No voy a hablar por que sería interminable del desprecio y la banalización que se percibe al hablar de culturas ajenas a la nuestra. No voy a hablar del hecho de que por tomar una u otra opción ideológica se considere cultura cualquier cosa (las novelas históricas sobre mujeres escritas por mujeres son un ejemplo perfecto). No voy a hablar de que se considere necesario sembrar de palabras soeces (siempre las mismas, no vayamos a pensar) cualquier cosa para que tenga éxito. No voy a hablar de las “adaptaciones a nuestro tiempo de los clásicos” (ejemplo: adaptar El Quijote a nuestro tiempo se vendría a reducir a que se hagan alusiones a cuatro ladrones-políticos actuales y a cambiar los tacos de tronío por los actuales con algún anglicismo). Ni de los diptongos cortados en los libros, ni de la sintaxis pateada en los medios, ni del uso de herramientas destinadas a elevar la formación del individuo usadas para ver como una moza de más o menos buen ver agita el edredón con un mozo caliente (no hace falta que diga nombres) o para hacer burla ya directamente de la propia cultura con la figura del empollón o del erudito como objeto de escarnio, pero estos son sólo ejemplos. Un dato: un 68 por ciento de los españoles sabe quien es Belén Esteban y tan solo un 23 quien era Vicente Ferrer y de ese porcentaje, muchos lo confundían con San Vicente Ferrer. Bien, es la exaltación de… ¿de qué? De la nada. De lo vacuo o, en el mejor de los casos, de un cuerpo más o menos bien hecho. Y Mercedes Milá diciendo “Esto es ciencia”.

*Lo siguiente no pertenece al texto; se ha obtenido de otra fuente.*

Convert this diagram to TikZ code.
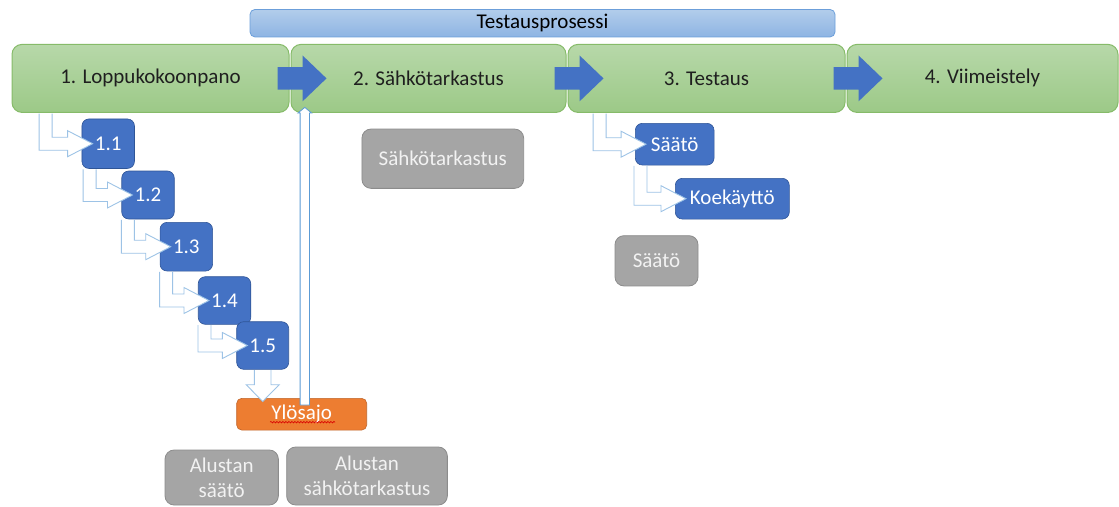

Y no voy a hablar de todo esto por que muchos de quienes leen estas líneas están pensando que soy un pedante y que qué importa un cuadro mal nombrado, una traducción mal hecha o un “pensamos de que”. Sin embargo, cuando nos encontramos en una entrevista de trabajo, todo eso que se nos ha enseñado a despreciar cuenta, cuando nos encontramos ante según que circunstancias, todo eso cuenta y quienes nos han dicho que no, quienes nos han abaratado la cultura, lo tienen, y lo tienen a grandes dosis inculcado desde la cuna. ¿A quien le importa? De hecho ellos ya tienen el trabajo hecho y si a los demás se les acuna en el sueño eterno de las jovenzuelas de moral distraidísima y los fichajes mega millonarios ¿Por qué insistir? Ahora veamos el otro lado: ¿quien paga los periódicos con faltas de ortografía?, ¿Quién paga los libros sin acentos?, ¿Quién paga la producción de las televisiones? ¿Quién paga los programas educativos que desde hace cuarenta años han logrado que tengamos uno de los mayores índices de fracaso escolar, de menor comprensión de la lectura, de menor nivel en lengua, de menor conocimiento humanista y, además, científico? ¿Quién paga el sistema que genera menor formación sexual –índice de abortos y madres solteras- y sanitaria? Pues mire: usted y yo. ¿Alguien da menos por más?